Not on the Shelves

This post originally appeared on the Software Carpentry website.

Every few years, I indulge in a bit of sympathetic magic by writing reviews of books that don't actually exist in the hope that it will inspire someone to write them. Previous versions written in 1997, 2003, and 2009 led to Beautiful Code, Making Software, The Architecture of Open Source Applications, and a few others books as well. I'd welcome comments on what isn't in this list that you really wish you could read.

Software Carpentry for Scientists and Engineers

This book is an introduction to lab skills for scientific computing aimed at graduate students and professionals whose backgrounds are in science, engineering, medicine, and related fields. The four core topics—task automation, version control, structured programming, and data management—are are introduced via tutorials on the Unix shell, Git, Python, and SQL, then elaborated on with further tutorials on using the web to share data, creating reproducible workflows, and testing software when the right answer isn't actually known. While it necessarily glosses over many fine points, the book does give readers a useful toolkit and a sense of where to go next.

Note: we have a beta version of the first half of this, and hope to deliver it mid-2014.

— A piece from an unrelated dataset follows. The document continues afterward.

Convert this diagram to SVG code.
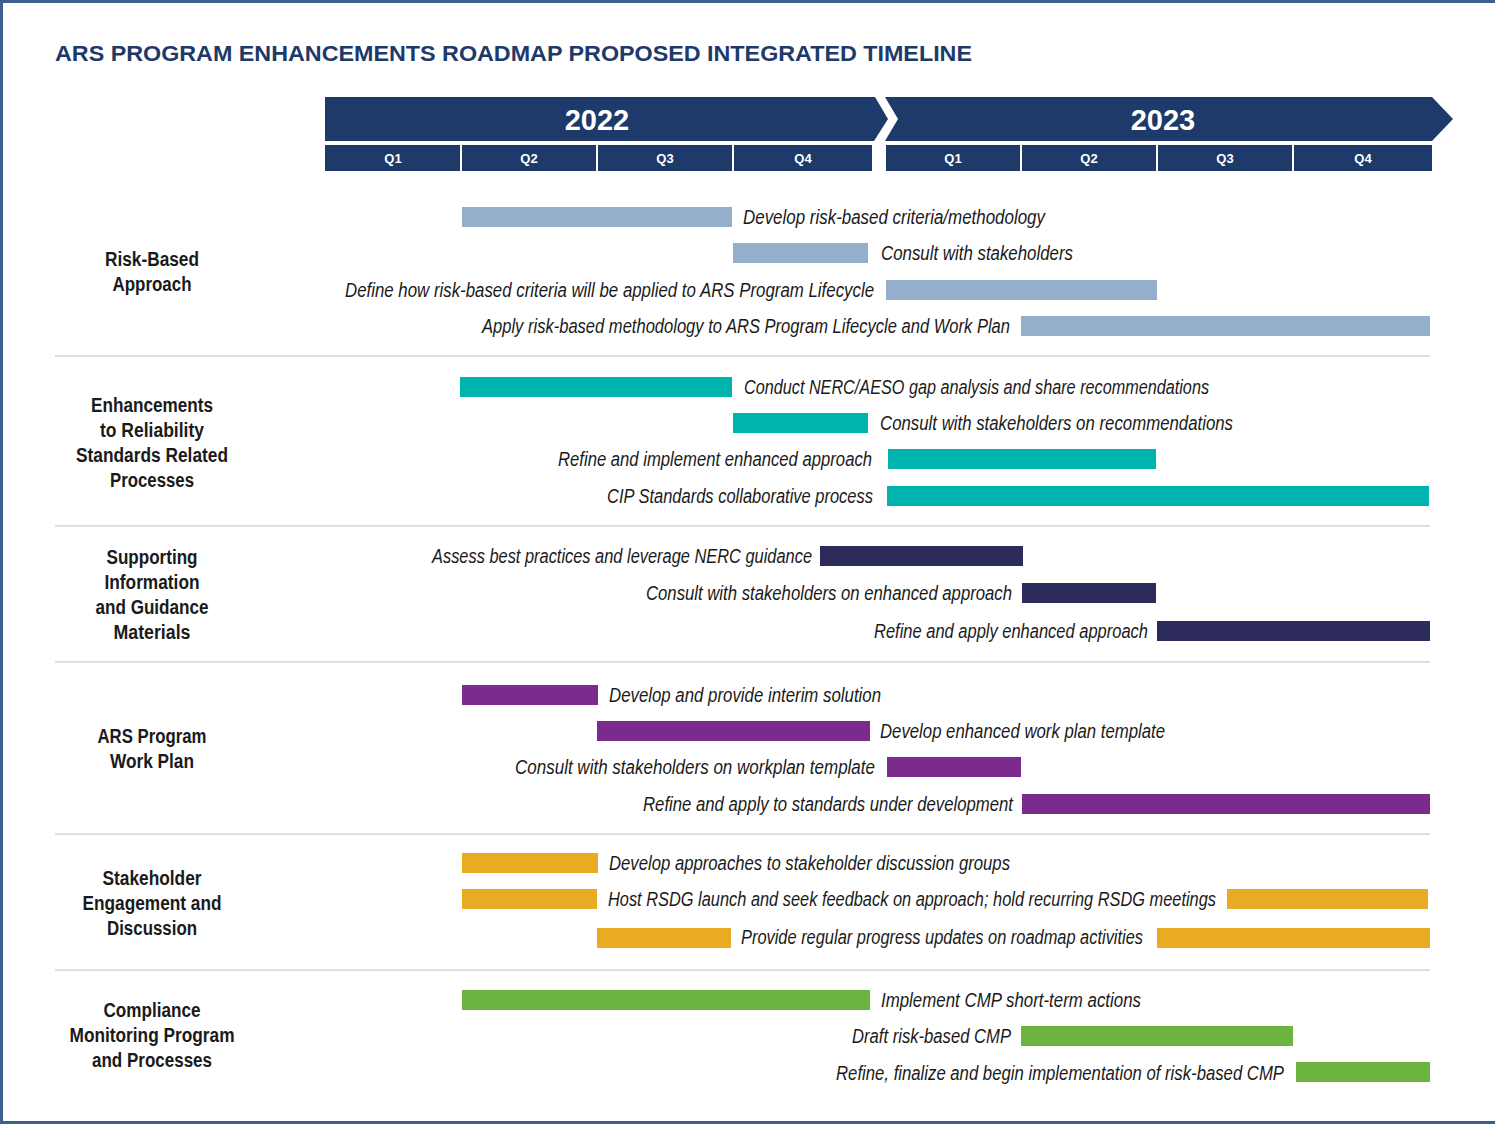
<svg xmlns="http://www.w3.org/2000/svg" width="1495" height="1125" viewBox="0 0 1495 1125">
<style>
.title{font-family:"Liberation Sans",Arial,sans-serif;font-weight:bold;font-size:22px;fill:#1D3A6B}
.yr{font-family:"Liberation Sans",Arial,sans-serif;font-weight:bold;font-size:29px;fill:#fff;text-anchor:middle}
.q{font-family:"Liberation Sans",Arial,sans-serif;font-weight:bold;font-size:13px;fill:#fff;text-anchor:middle}
.hd{fill:#1D3A6B}
.cat{font-family:"Liberation Sans",Arial,sans-serif;font-weight:bold;font-size:20px;fill:#1a1a1a;text-anchor:middle}
.lb{font-family:"Liberation Sans",Arial,sans-serif;font-style:italic;font-size:20px;fill:#1a1a1a}
.e{text-anchor:end}
.sep{stroke:#bdbdbd;stroke-width:1.2}
.c1{fill:#93AFCB}.c2{fill:#00B3AC}.c3{fill:#2D2A5C}.c4{fill:#7A2B8B}.c5{fill:#E9AB23}.c6{fill:#6CB43F}
</style>
<rect x="1.5" y="1.5" width="1500" height="1121" fill="#fff" stroke="#3B5F8F" stroke-width="3"/>
<text class="title" x="55" y="61" textLength="917" lengthAdjust="spacingAndGlyphs">ARS PROGRAM ENHANCEMENTS ROADMAP PROPOSED INTEGRATED TIMELINE</text>

<g id="header">
<polygon class="hd" points="325,97 875,97 888,119 874,141 325,141"/>
<polygon class="hd" points="885,97 1432,97 1453,119 1432,141 885,141 898,119"/>
<text class="yr" x="597" y="130">2022</text>
<text class="yr" x="1163" y="130">2023</text>
<rect class="hd" x="325" y="145" width="135" height="26"/>
<rect class="hd" x="462" y="145" width="134" height="26"/>
<rect class="hd" x="598" y="145" width="134" height="26"/>
<rect class="hd" x="734" y="145" width="138" height="26"/>
<rect class="hd" x="886" y="145" width="134" height="26"/>
<rect class="hd" x="1022" y="145" width="134" height="26"/>
<rect class="hd" x="1158" y="145" width="134" height="26"/>
<rect class="hd" x="1294" y="145" width="138" height="26"/>
<text class="q" x="393" y="163">Q1</text>
<text class="q" x="529" y="163">Q2</text>
<text class="q" x="665" y="163">Q3</text>
<text class="q" x="803" y="163">Q4</text>
<text class="q" x="953" y="163">Q1</text>
<text class="q" x="1089" y="163">Q2</text>
<text class="q" x="1225" y="163">Q3</text>
<text class="q" x="1363" y="163">Q4</text>
</g>

<g id="separators">
<line class="sep" x1="55" y1="356" x2="1430" y2="356"/>
<line class="sep" x1="55" y1="526" x2="1430" y2="526"/>
<line class="sep" x1="55" y1="662" x2="1430" y2="662"/>
<line class="sep" x1="55" y1="834" x2="1430" y2="834"/>
<line class="sep" x1="55" y1="970" x2="1430" y2="970"/>
</g>

<g id="risk-based">
<text class="cat" x="152" y="266" textLength="94" lengthAdjust="spacingAndGlyphs">Risk-Based</text>
<text class="cat" x="152" y="291" textLength="79" lengthAdjust="spacingAndGlyphs">Approach</text>
<rect class="c1" x="462" y="207" width="270" height="20"/>
<text class="lb" x="743" y="224" textLength="302" lengthAdjust="spacingAndGlyphs">Develop risk-based criteria/methodology</text>
<rect class="c1" x="733" y="243" width="135" height="20"/>
<text class="lb" x="881" y="260" textLength="192" lengthAdjust="spacingAndGlyphs">Consult with stakeholders</text>
<rect class="c1" x="886" y="280" width="271" height="20"/>
<text class="lb e" x="874" y="297" textLength="529" lengthAdjust="spacingAndGlyphs">Define how risk-based criteria will be applied to ARS Program Lifecycle</text>
<rect class="c1" x="1021" y="316" width="409" height="20"/>
<text class="lb e" x="1010" y="333" textLength="528" lengthAdjust="spacingAndGlyphs">Apply risk-based methodology to ARS Program Lifecycle and Work Plan</text>
</g>

<g id="reliability-standards">
<text class="cat" x="152" y="412" textLength="122" lengthAdjust="spacingAndGlyphs">Enhancements</text>
<text class="cat" x="152" y="437" textLength="104" lengthAdjust="spacingAndGlyphs">to Reliability</text>
<text class="cat" x="152" y="462" textLength="152" lengthAdjust="spacingAndGlyphs">Standards Related</text>
<text class="cat" x="152" y="487" textLength="84" lengthAdjust="spacingAndGlyphs">Processes</text>
<rect class="c2" x="460" y="377" width="272" height="20"/>
<text class="lb" x="744" y="394" textLength="465" lengthAdjust="spacingAndGlyphs">Conduct NERC/AESO gap analysis and share recommendations</text>
<rect class="c2" x="733" y="413" width="135" height="20"/>
<text class="lb" x="880" y="430" textLength="353" lengthAdjust="spacingAndGlyphs">Consult with stakeholders on recommendations</text>
<rect class="c2" x="888" y="449" width="268" height="20"/>
<text class="lb e" x="872" y="466" textLength="314" lengthAdjust="spacingAndGlyphs">Refine and implement enhanced approach</text>
<rect class="c2" x="887" y="486" width="542" height="20"/>
<text class="lb e" x="873" y="503" textLength="266" lengthAdjust="spacingAndGlyphs">CIP Standards collaborative process</text>
</g>

<g id="supporting-information">
<text class="cat" x="152" y="564" textLength="91" lengthAdjust="spacingAndGlyphs">Supporting</text>
<text class="cat" x="152" y="589" textLength="95" lengthAdjust="spacingAndGlyphs">Information</text>
<text class="cat" x="152" y="614" textLength="113" lengthAdjust="spacingAndGlyphs">and Guidance</text>
<text class="cat" x="152" y="639" textLength="77" lengthAdjust="spacingAndGlyphs">Materials</text>
<rect class="c3" x="820" y="546" width="203" height="20"/>
<text class="lb e" x="812" y="563" textLength="380" lengthAdjust="spacingAndGlyphs">Assess best practices and leverage NERC guidance</text>
<rect class="c3" x="1022" y="583" width="134" height="20"/>
<text class="lb e" x="1012" y="600" textLength="366" lengthAdjust="spacingAndGlyphs">Consult with stakeholders on enhanced approach</text>
<rect class="c3" x="1157" y="621" width="273" height="20"/>
<text class="lb e" x="1148" y="638" textLength="274" lengthAdjust="spacingAndGlyphs">Refine and apply enhanced approach</text>
</g>

<g id="work-plan">
<text class="cat" x="152" y="743" textLength="109" lengthAdjust="spacingAndGlyphs">ARS Program</text>
<text class="cat" x="152" y="768" textLength="84" lengthAdjust="spacingAndGlyphs">Work Plan</text>
<rect class="c4" x="462" y="685" width="136" height="20"/>
<text class="lb" x="609" y="702" textLength="272" lengthAdjust="spacingAndGlyphs">Develop and provide interim solution</text>
<rect class="c4" x="597" y="721" width="273" height="20"/>
<text class="lb" x="880" y="738" textLength="285" lengthAdjust="spacingAndGlyphs">Develop enhanced work plan template</text>
<rect class="c4" x="887" y="757" width="134" height="20"/>
<text class="lb e" x="875" y="774" textLength="360" lengthAdjust="spacingAndGlyphs">Consult with stakeholders on workplan template</text>
<rect class="c4" x="1022" y="794" width="408" height="20"/>
<text class="lb e" x="1013" y="811" textLength="370" lengthAdjust="spacingAndGlyphs">Refine and apply to standards under development</text>
</g>

<g id="stakeholder-engagement">
<text class="cat" x="152" y="885" textLength="99" lengthAdjust="spacingAndGlyphs">Stakeholder</text>
<text class="cat" x="152" y="910" textLength="139" lengthAdjust="spacingAndGlyphs">Engagement and</text>
<text class="cat" x="152" y="935" textLength="90" lengthAdjust="spacingAndGlyphs">Discussion</text>
<rect class="c5" x="462" y="853" width="136" height="20"/>
<text class="lb" x="609" y="870" textLength="401" lengthAdjust="spacingAndGlyphs">Develop approaches to stakeholder discussion groups</text>
<rect class="c5" x="462" y="889" width="135" height="20"/>
<rect class="c5" x="1227" y="889" width="201" height="20"/>
<text class="lb" x="608" y="906" textLength="608" lengthAdjust="spacingAndGlyphs">Host RSDG launch and seek feedback on approach; hold recurring RSDG meetings</text>
<rect class="c5" x="597" y="928" width="134" height="20"/>
<rect class="c5" x="1157" y="928" width="273" height="20"/>
<text class="lb" x="741" y="944" textLength="402" lengthAdjust="spacingAndGlyphs">Provide regular progress updates on roadmap activities</text>
</g>

<g id="compliance-monitoring">
<text class="cat" x="152" y="1017" textLength="97" lengthAdjust="spacingAndGlyphs">Compliance</text>
<text class="cat" x="152" y="1042" textLength="165" lengthAdjust="spacingAndGlyphs">Monitoring Program</text>
<text class="cat" x="152" y="1067" textLength="120" lengthAdjust="spacingAndGlyphs">and Processes</text>
<rect class="c6" x="462" y="990" width="408" height="20"/>
<text class="lb" x="881" y="1007" textLength="260" lengthAdjust="spacingAndGlyphs">Implement CMP short-term actions</text>
<rect class="c6" x="1021" y="1026" width="272" height="20"/>
<text class="lb e" x="1011" y="1043" textLength="159" lengthAdjust="spacingAndGlyphs">Draft risk-based CMP</text>
<rect class="c6" x="1296" y="1062" width="134" height="20"/>
<text class="lb e" x="1284" y="1080" textLength="448" lengthAdjust="spacingAndGlyphs">Refine, finalize and begin implementation of risk-based CMP</text>
</g>
</svg>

Big, Fast, Cheap, or Good: A Student's Guide to Software Engineering

The two dominant undergraduate textbooks in software engineering leave out a lot of the things real software engineers do, and have only a tenuous relationship with the realities of undergraduate student life. In contrast, this short book focuses on empirical results in software engineering research, the design and construction of actual open source applications, and a development process that makes sense for students who are developing in teams for the first time while time-slicing commitments to several courses.

A Practical Introduction to Debugging

Most programmers spend a large part of their time debugging, but most books only show working code, and never discuss how to prevent, diagnose, and fix errors. Most books ostensibly about debugging are either high-level handwaving ("Make sure you're solving the right problem") user's guides for particular debugging tools, or out of date. (The one notable exception, Zeller's Why Programs Fail is an excellent read, but too advanced for most undergraduates.) This book fills that gap by combining an exploration of how debugging tools actually work with dozens of case studies showing how to apply them to real-world problems. And while the author only occasionally makes this explicit, the book also shows how to write programs that are easier to fix.

Software Tools for the World-Wide Web

Software Tools and its sequel Software Tools in Pascal were among the most influential books in the history of computing, as they introduced a whole generation of programmers to the Unix philosophy of tool-based computing. In retrospect, one of the reasons that philosophy succeeded was its reliance on a universal data format (strings of ASCII text) and communication protocol (standard input and standard output). This book's starting point is the now-commonplace observation that HTTP and data formats like XML and JSON have taken their place, and goes on to build a suite of ever-more-sophisticated tools for assembling web-based applications that use them. Drawing from sources as diverse as Jon Udell's Seven Ways to Think Like the Web, Microsoft PowerShell, and the Kinetic Rule Language, the authors present a vision in which syndication of distributed streams of events is the new normal.

Computing and the Law: A Guide for the Perplexed

The legal aspects of software have always been complicated; the web has done nothing to make them simpler. This book seeks to help programmers understand the rules (or lack thereof) they have to live with by tracing the historical development of patents, copyrights, privacy, and professional liability from the Industrial Revolution to the present day. Aimed squarely at people with no prior exposure to legal terminology, it explains concepts clearly and provides examples for each.

Difference Engines

Modern version control systems handle text well, but are much clumsier when it comes to images, MP3s, spreadsheets, and other so-called "binary" files. The reason is simple: those formats are supported by tools for reading and writing, but not for differencing and merging. This survey describes a collection of open source libraries (the "engines" of the title) that can handle many of those formats in a more-or-less uniform way. Readers will enjoy the combination of theory (such as proofs of some algorithms' performance characteristics) and practice (the design and implementation of the tools themselves).